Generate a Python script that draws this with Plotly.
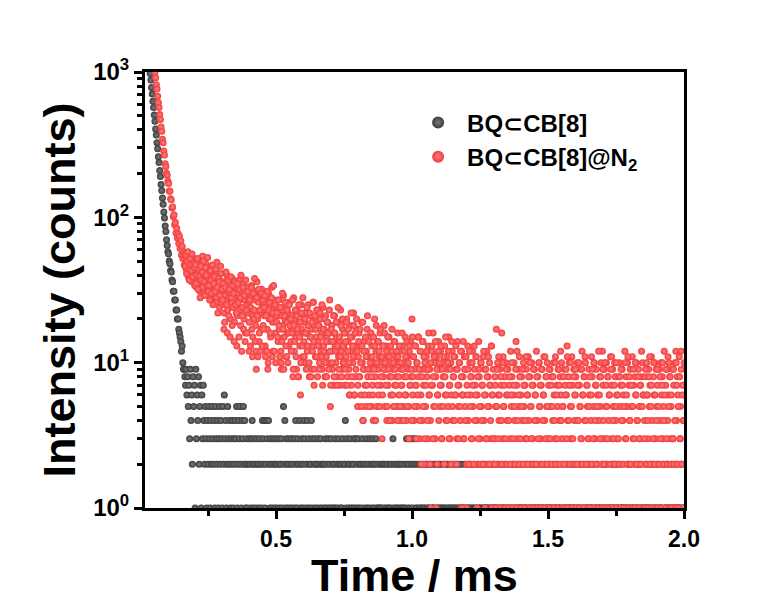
import numpy as np
import plotly.graph_objects as go

# ---------------- data (photon counts per time channel) ----------------
DT = 0.0025  # ms per channel

# BQ⊂CB[8]  (first plotted channel index, counts of the steep head, low-count tail in base-36 digits)
black_first_channel = 15
black_head = [978, 880, 783, 706, 628, 569, 505, 458, 405, 368, 326, 296, 261, 238, 210, 191,
              168, 153, 136, 123, 109, 99, 87, 80, 70, 64, 58, 56, 50, 48, 43, 42, 37, 36,
              31, 31, 27, 27, 23, 23, 20, 20, 17, 16, 15, 14, 12, 13]
black_tail = (
    "a998796857" "3946285719" "3648257163" "74253142"
    "5314253241" "5324135243" "1526341253" "2413241324" "3512435214" "35241"
    "2312032134" "2132013221" "3021432412" "4304213210" "32123"
    "1203122310" "5241321230" "1231203142" "1320412312" "4310241321" "2431023122"
    "1302132120" "2131203121" "3012213102" "1320121302" "2413021231" "0212313021"
    "3120213420" "1231021302" "13212031" "21"
    "0121120210" "2102110212" "0312012102" "1201210121" "0321231023" "1203211020"
    "1210120112" "0211021201" "1120210121" "2011201102" "1201102110" "2110210121"
    "0121101201" "1021120110" "2101012011" "0120112101" "1012011021" "2110102101"
    "0211012010" "1102101201" "2011021101" "1201011210" "0112010121" "1021101102"
    "0110210110" "2101101201" "1012011010" "0211010121" "1101201101" "2011010210"
    "1020110112" "0111020101" "1201101102" "0110210101" "1012011201" "0121010110"
    "1101102101" "2011010120" "1102011010" "0112101102" "1010210110" "2101011020"
    "1011201101" "0210110121" "1101021010"
)

# BQ⊂CB[8]@N2 -- readings on the channel grid (set a) ...
red_first_channel = 22
red_head = [995, 912, 818, 763, 681, 617, 570, 509, 472, 419, 391, 344, 326, 286, 268, 234,
            224, 201, 195, 177, 171, 152, 151, 134, 132, 116, 118, 101, 104, 89, 92, 78,
            84, 72, 77, 66, 74, 61, 69, 55, 63, 52, 58, 47, 56,
            52, 44, 57, 46, 39, 50, 55, 41, 47, 36, 53, 44, 40, 49,
            38, 45, 33, 51, 42, 36, 47, 31, 40, 44, 35, 54, 39, 30, 43, 37, 48, 33, 41, 29,
            38, 45, 31, 35, 27, 42, 33, 36, 29, 40, 32, 26, 49, 34, 30, 38, 24, 33, 41, 28,
            31, 25, 36, 22, 29, 34, 27, 40, 23, 31, 28, 35, 20, 30, 26, 38, 24, 32, 19, 29,
            33, 25, 21, 30, 27, 37, 23, 18, 28, 31, 24, 35, 20, 27, 16, 29, 25, 33, 22, 26,
            19, 28, 24, 34, 21, 15, 27, 23, 31, 18, 9, 36, 20, 26, 14, 29, 22, 17, 32, 24]
red_tail = (
    "iqldsnh9ukpfmxjcorgl" "joerhlc9nitfkpbjgmdq" "ielh8sckf9ng8jd6phbl"
    "ejamgcpi8fl9hdq7jbfn" "8eiakcg9odh8lbfjaer5" "ci9g7ldaf8jbe7nc9had"
    "7gbk8e96ic7fam6d8hb5" "bg8d6ja4e975ch8b6f95" "d74ak8c5e96bg7a3d8i5"
    "9d4b7f8a6c495e7b85ga" "6c497d5a8f64b95c7e8k" "6b49d7a5f83c694e72a5"
    "b83d6941c7g5a38b26e9" "5c73a82d64b95f73a6c4" "82b693e57a41c683b591"
    "7d42a683c5297b462e83" "a572b4963c285a73d621" "385h2a64917g3b582a64"
    "9173c5826a41e7395b26" "841a573926b4815a3729" "61c482a537916b4285a3"
    "7295184a63b27591486a" "3519726d48a153b72946" "81a427593c6184a27539"
    "624b815a379261485a3c" "71935a28461b73952a84" "6318a5729461c385a274"
    "915b37286a41953728a6" "1482a639571b4286a395" "72194a6835c172946a83"
    "519372ac4861b359274a"
)
# ... and readings at the half-channel positions (set b)
red_b_first_channel = 66.5
red_b_head = [46, 55, 41, 50, 58, 44, 37, 52, 47, 43, 56, 39, 48, 45, 34,
              47, 35, 40, 52, 32, 44, 39, 28, 46, 37, 42, 33, 50, 36, 29, 45, 40, 34, 53, 31,
              34, 27, 43, 37, 30, 47, 25, 35, 39, 31, 44, 28, 33, 22, 38, 36, 29, 46, 26, 32,
              27, 35, 17, 19, 33, 42, 25, 16, 37, 21, 32, 15, 39, 28, 18, 34, 30, 14, 36, 25,
              22, 13, 35, 26, 15, 32, 28, 40, 12, 21, 33, 17, 29, 14, 37, 23, 16, 31, 27, 12,
              27, 13, 33, 17, 11, 30, 20, 38, 14, 12, 28, 21, 11, 32, 16, 23, 12, 30, 13, 27]
red_b_tail = (
    "hotblcvanqgksbmycpal" "mfriboaeuh9lqdbnagpi" "kcgr9ienblh8pfjamdsg"
    "bkg9odiamf8jcqe9lhbn" "di9mfbp7hckae8jg9nc7" "hael8gcj7do9fbi8kdag"
    "9ej7cha6fm8dbi6g9kc7" "e8ha5dj9c6fb7l9e5ag8" "b6f9d4ia7ec5h8b6d9ga"
    "7c5f9b4d8h6a5e97c4b8" "d5a7g94c6b8e5a3d794f" "8b5d73a6f94c28e5b397"
    "c49g62a7d38b5e196c4a" "7d395b28f64ac3792e58" "b46d2973a5c816e394b2"
    "692c583a72d46b183952" "a472c619385b274d1693"
    "271593b61842a5713926" "14826a1375291c462831" "592714b36281a5372914"
    "62813a57192461b38251" "931725814a2631972c41" "5821693b1472a5138269"
    "1274a15392618b427135" "816293a147251c638219" "42a175381629b143725a"
    "163281947251a362b184" "2715931a62481372c516" "31926418b25713a26149"
    "1528317a2461932b5182" "6139241a725183c2614"
)

names = ["BQ⊂CB[8]", "BQ⊂CB[8]@N<sub>2</sub>"]
colors = ["#3c3c3c", "#f23b3b"]
highlights = ["#7a7a7a", "#ff8080"]


def readings(first, head, tail):
    counts = np.array(list(head) + [int(c, 36) for c in tail], dtype=float)
    t = (first + np.arange(len(counts))) * DT
    keep = counts > 0
    return t[keep], counts[keep]


tb, cb = readings(black_first_channel, black_head, black_tail)
ta, ca = readings(red_first_channel, red_head, red_tail)
tr2, cr2 = readings(red_b_first_channel, red_b_head, red_b_tail)
tr = np.concatenate([ta, tr2])
cr = np.concatenate([ca, cr2])

fig = go.Figure()
for (t, c), name, col, hl in zip([(tb, cb), (tr, cr)], names, colors, highlights):
    fig.add_trace(go.Scatter(
        x=t, y=c, mode="markers", name=name,
        marker=dict(size=7, color=col, line=dict(width=0),
                    gradient=dict(type="radial", color=hl)),
    ))

font_family = "Liberation Sans, Arial, DejaVu Sans"
fig.update_layout(
    width=781, height=601,
    margin=dict(l=145, r=97, t=72, b=93, autoexpand=False),
    paper_bgcolor="white", plot_bgcolor="white",
    font=dict(family=font_family, color="black"),
    showlegend=True,
    legend=dict(x=0.49, y=0.935, xanchor="left", yanchor="top",
                font=dict(size=24, family=font_family, weight="bold"),
                itemsizing="constant", itemwidth=48,
                bgcolor="rgba(0,0,0,0)", tracegroupgap=0),
    xaxis=dict(
        range=[0.0184, 2.0], showline=True, linewidth=3, linecolor="black", mirror=True,
        ticks="outside", ticklen=8, tickwidth=3, tickcolor="black",
        tickvals=[0.5, 1.0, 1.5, 2.0], ticktext=["0.5", "1.0", "1.5", "2.0"],
        tickfont=dict(size=23, weight="bold"),
        minor=dict(ticks="outside", ticklen=5, tickwidth=2.5, tickcolor="black",
                   tickvals=[0.25, 0.75, 1.25, 1.75]),
        showgrid=False, zeroline=False, automargin=False,
        title=dict(text="Time / ms", font=dict(size=45, weight="bold"), standoff=15),
    ),
    yaxis=dict(
        type="log", range=[0, 3], showline=True, linewidth=3, linecolor="black", mirror=True,
        ticks="outside", ticklen=8, tickwidth=3, tickcolor="black",
        tickvals=[1, 10, 100, 1000],
        ticktext=["10<sup>0</sup>", "10<sup>1</sup>", "10<sup>2</sup>", "10<sup>3</sup>"],
        tickfont=dict(size=24, weight="bold"),
        minor=dict(ticks="outside", ticklen=5, tickwidth=2.5, tickcolor="black",
                   tickvals=[m * 10 ** k for k in range(3) for m in range(2, 10)]),
        showgrid=False, zeroline=False, automargin=False,
        title=dict(text="Intensity (counts)", font=dict(size=45, weight="bold"), standoff=4),
    ),
)

fig.write_html("out.html")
# # # # #
* **TASK**
Starting with the first line of the data above and ending with the line containing "DT = 0.0025", please restate every line exactly, leaving images out.

* **FULL ANSWER**
Generate a Python script that draws this with Plotly.
import numpy as np
import plotly.graph_objects as go

# ---------------- data (photon counts per time channel) ----------------
DT = 0.0025  # ms per channel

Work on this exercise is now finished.